Entries with chart source code:

+++

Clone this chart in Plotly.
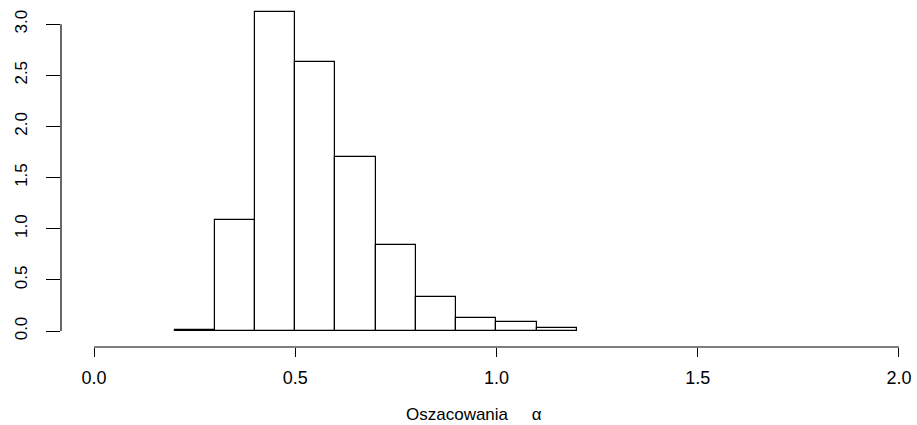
import plotly.graph_objects as go

# Histogram of estimates: bin edges and density per bin
bin_left = [0.2, 0.3, 0.4, 0.5, 0.6, 0.7, 0.8, 0.9, 1.0, 1.1]
bin_width = 0.1
density = [0.012, 1.09, 3.12, 2.63, 1.70, 0.845, 0.335, 0.125, 0.093, 0.03]

x_ticks = [0.0, 0.5, 1.0, 1.5, 2.0]
x_tick_text = ["0.0", "0.5", "1.0", "1.5", "2.0"]
y_ticks = [0.0, 0.5, 1.0, 1.5, 2.0, 2.5, 3.0]
y_tick_text = ["0.0", "0.5", "1.0", "1.5", "2.0", "2.5", "3.0"]

centers = [b + bin_width / 2 for b in bin_left]

family = "Liberation Sans, Arial, sans-serif"
xfont = dict(family=family, size=18, color="black")
yfont = dict(family=family, size=17, color="black")
title_font = dict(family=family, size=17, color="black")

fig = go.Figure()
fig.add_trace(go.Bar(
    x=centers, y=density, width=[bin_width] * len(centers),
    marker=dict(color="white", line=dict(color="black", width=1.2)),
    hoverinfo="skip",
))

# Detached R-style axis lines spanning only the tick range
fig.add_shape(type="line", xref="x", yref="paper",
              x0=x_ticks[0], x1=x_ticks[-1], y0=0, y1=0,
              line=dict(color="black", width=1.2))
fig.add_shape(type="line", xref="paper", yref="y",
              x0=0, x1=0, y0=y_ticks[0], y1=y_ticks[-1],
              line=dict(color="black", width=1.2))

fig.add_annotation(text="Oszacowania     α", xref="paper", yref="paper",
                   x=(474 - 61) / 848, y=-67 / 342, yanchor="middle",
                   showarrow=False, font=title_font)

fig.update_layout(
    width=917, height=425,
    margin=dict(l=61, r=8, t=5, b=78),
    plot_bgcolor="white", paper_bgcolor="white",
    showlegend=False, bargap=0,
    font=xfont,
    xaxis=dict(range=[-0.082, 2.025], tickvals=x_ticks, ticktext=x_tick_text,
               showgrid=False, zeroline=False, showline=False,
               ticks="outside", ticklen=9, tickwidth=1.2, tickcolor="black",
               ticklabelstandoff=5, tickfont=xfont),
    yaxis=dict(range=[-0.156, 3.187], tickvals=y_ticks, ticktext=y_tick_text,
               showgrid=False, zeroline=False, showline=False,
               ticks="outside", ticklen=14, tickwidth=1.2, tickcolor="black",
               tickangle=-90, ticklabelstandoff=12, tickfont=yfont),
)

fig.write_html("out.html")
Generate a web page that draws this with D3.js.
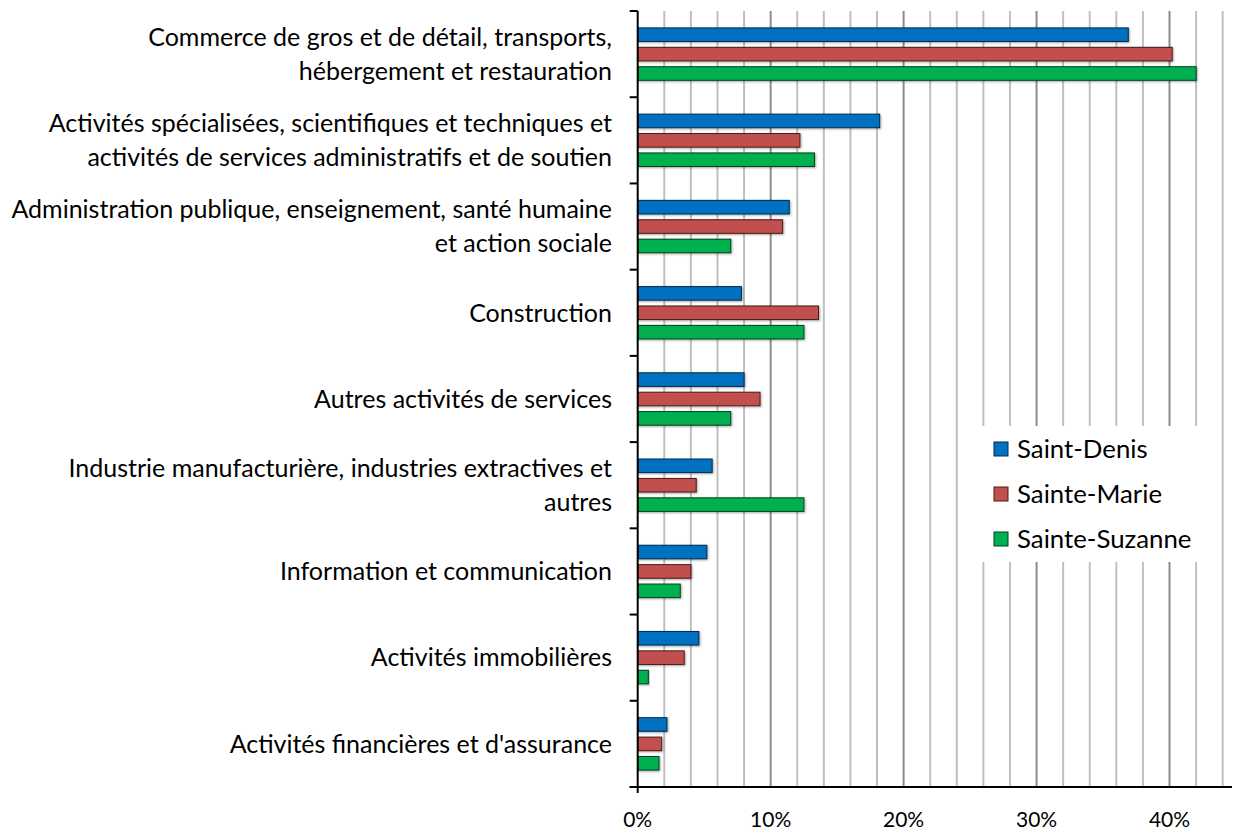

+++

■ The problem ■
Copy each line above that contains the word "this".

■ Exercise response ■
Clone this chart in Plotly.
Generate a web page that draws this with D3.js.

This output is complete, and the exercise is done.